Collaborations and projects
- CRISP – Centro Ricerche Innovative per lo Spazio – the interdisciplinary group at University of Perugia founded on the framework agreement ASI-UniPG 2019-2-HH.0.
- AMS-02 – Alpha Magnetic Spectrometer collaboration – an international team of 500 scientists, who developed the AMS-02 experiment and are analyzing the data.
- AMS-01 – Alpha Magnetic Spectrometer – the precursor experiment of the AMS project, in the 10-day engineering flight on June 1998 onboard space shuttle Discovery (mission STS-91).
- ALADInO – Antimatter Large Acceptance Detector In Orbit – an international project for a future experiment of High Precision Particle Astrophysics, proposed as project for ESA-Voyage 2050 as a New Window on the Universe.

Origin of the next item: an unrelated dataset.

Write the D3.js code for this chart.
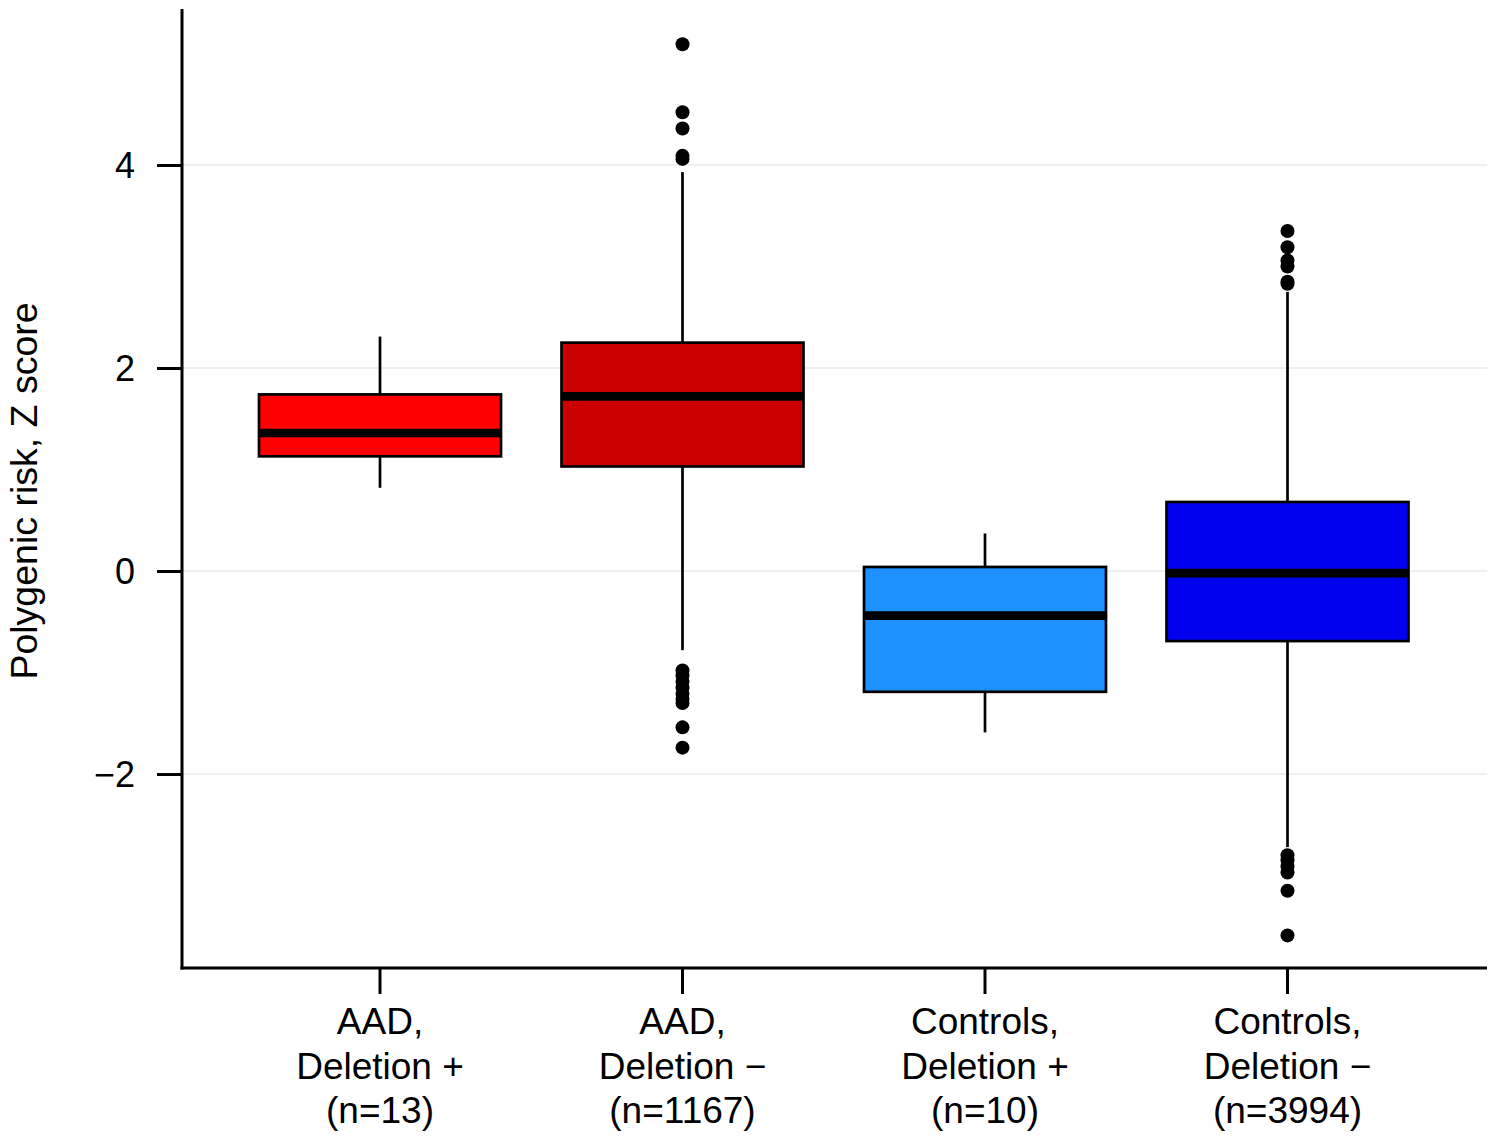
<!DOCTYPE html>
<html>
<head>
<meta charset="utf-8">
<script src="https://cdn.jsdelivr.net/npm/d3@7"></script>
<style>
  body { margin: 0; background: #fff; }
  text { font-family: "Liberation Sans", Arial, Helvetica, sans-serif; fill: #000; }
</style>
</head>
<body>
<script>
// Data
var categories = ["AAD, Del+", "AAD, Del-", "Controls, Del+", "Controls, Del-"];
var labelLines = [
  ["AAD,", "Deletion +", "(n=13)"],
  ["AAD,", "Deletion \u2212", "(n=1167)"],
  ["Controls,", "Deletion +", "(n=10)"],
  ["Controls,", "Deletion \u2212", "(n=3994)"]
];
var whiskerLow  = [0.82, -0.78, -1.59, -2.72];
var q1          = [1.13, 1.03, -1.19, -0.69];
var medians     = [1.36, 1.72, -0.44, -0.02];
var q3          = [1.74, 2.25, 0.04, 0.68];
var whiskerHigh = [2.31, 3.93, 0.37, 2.75];
var outliers = [
  [],
  [5.19, 4.52, 4.36, 4.09, 4.06, -0.98, -1.03, -1.09, -1.15, -1.21, -1.26, -1.30, -1.54, -1.74],
  [],
  [3.35, 3.19, 3.06, 3.00, 2.85, 2.83, -2.80, -2.85, -2.91, -2.97, -3.15, -3.59]
];
var yTicks = [-2, 0, 2, 4];
var fills = ["#FF0000", "#CC0000", "#1E90FF", "#0000EE"];

var width = 1498, height = 1142;
var plot = {left: 182, right: 1487, top: 9, bottom: 968};

var svg = d3.select("body").append("svg")
    .attr("width", width)
    .attr("height", height);

var x = d3.scaleBand()
    .domain(categories)
    .range([228.75, 1438.75])
    .padding(0);

var y = d3.scaleLinear()
    .domain([-3.911, 5.537])
    .range([plot.bottom, plot.top]);

var boxW = x.bandwidth() * 0.8;
function cx(i) { return x(categories[i]) + x.bandwidth() / 2; }

// grid lines
svg.append("g").selectAll("line")
    .data(yTicks)
  .enter().append("line")
    .attr("x1", plot.left).attr("x2", plot.right)
    .attr("y1", function(d) { return y(d); })
    .attr("y2", function(d) { return y(d); })
    .attr("stroke", "#EBEBEB")
    .attr("stroke-width", 1.5);

// boxes
var groups = svg.append("g").selectAll("g")
    .data(categories)
  .enter().append("g");

groups.append("line")
    .attr("x1", function(d, i) { return cx(i); })
    .attr("x2", function(d, i) { return cx(i); })
    .attr("y1", function(d, i) { return y(whiskerHigh[i]); })
    .attr("y2", function(d, i) { return y(q3[i]); })
    .attr("stroke", "#000").attr("stroke-width", 2.7);

groups.append("line")
    .attr("x1", function(d, i) { return cx(i); })
    .attr("x2", function(d, i) { return cx(i); })
    .attr("y1", function(d, i) { return y(q1[i]); })
    .attr("y2", function(d, i) { return y(whiskerLow[i]); })
    .attr("stroke", "#000").attr("stroke-width", 2.7);

groups.append("rect")
    .attr("x", function(d, i) { return cx(i) - boxW / 2; })
    .attr("width", boxW)
    .attr("y", function(d, i) { return y(q3[i]); })
    .attr("height", function(d, i) { return y(q1[i]) - y(q3[i]); })
    .attr("fill", function(d, i) { return fills[i]; })
    .attr("stroke", "#000").attr("stroke-width", 2.7);

groups.append("line")
    .attr("x1", function(d, i) { return cx(i) - boxW / 2; })
    .attr("x2", function(d, i) { return cx(i) + boxW / 2; })
    .attr("y1", function(d, i) { return y(medians[i]); })
    .attr("y2", function(d, i) { return y(medians[i]); })
    .attr("stroke", "#000").attr("stroke-width", 8.7);

groups.each(function(d, i) {
  d3.select(this).selectAll("circle")
      .data(outliers[i])
    .enter().append("circle")
      .attr("cx", cx(i))
      .attr("cy", function(v) { return y(v); })
      .attr("r", 7)
      .attr("fill", "#000");
});

// y axis
var yAxis = svg.append("g")
    .attr("transform", "translate(" + plot.left + ",0)")
    .call(d3.axisLeft(y).tickValues(yTicks).tickSize(25).tickSizeOuter(0).tickPadding(22));
yAxis.select(".domain").remove();
yAxis.selectAll(".tick line").attr("stroke-width", 3);
yAxis.selectAll(".tick text")
    .style("font-size", "36px")
    .attr("dy", "0.36em");
yAxis.append("line")
    .attr("y1", plot.top).attr("y2", plot.bottom + 1.5)
    .attr("stroke", "#000").attr("stroke-width", 3);

// x axis
var xAxis = svg.append("g")
    .attr("transform", "translate(0," + plot.bottom + ")")
    .call(d3.axisBottom(x).tickSize(26).tickSizeOuter(0).tickFormat(""));
xAxis.select(".domain").remove();
xAxis.selectAll(".tick line").attr("stroke-width", 3);
xAxis.append("line")
    .attr("x1", plot.left - 1.5).attr("x2", plot.right)
    .attr("stroke", "#000").attr("stroke-width", 3);

xAxis.selectAll(".tick").each(function(d, i) {
  var t = d3.select(this).append("text")
      .attr("text-anchor", "middle")
      .style("font-size", "37px");
  labelLines[i].forEach(function(s, k) {
    t.append("tspan").attr("x", 0).attr("y", 66 + k * 44.5).text(s);
  });
});

// y axis label
svg.append("text")
    .attr("transform", "translate(37," + 491 + ") rotate(-90)")
    .attr("text-anchor", "middle")
    .style("font-size", "37.5px")
    .text("Polygenic risk, Z score");
</script>
</body>
</html>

- PAN – Penetrating Particles Analyzer – an R&D project for the development of a scientific instrument, a compact particle detector suitable for deep space and interplanetary missions [White Paper].
- MAtISSE – Multichannel Investigation of Solar Modulation Effects in Galactic Cosmic Rays – The MSCA-IF action agreement N.707543 (2016-2018), with UniPG in collaboration with LIP-Lisbon, for studying the phenomenology of cosmic ray modulation.
- DRIFT – Cosmic antimatter drifting through the Solar Wind – Ongoing project (2019-2021) within local funding (FRB-2019) at University of Perugia.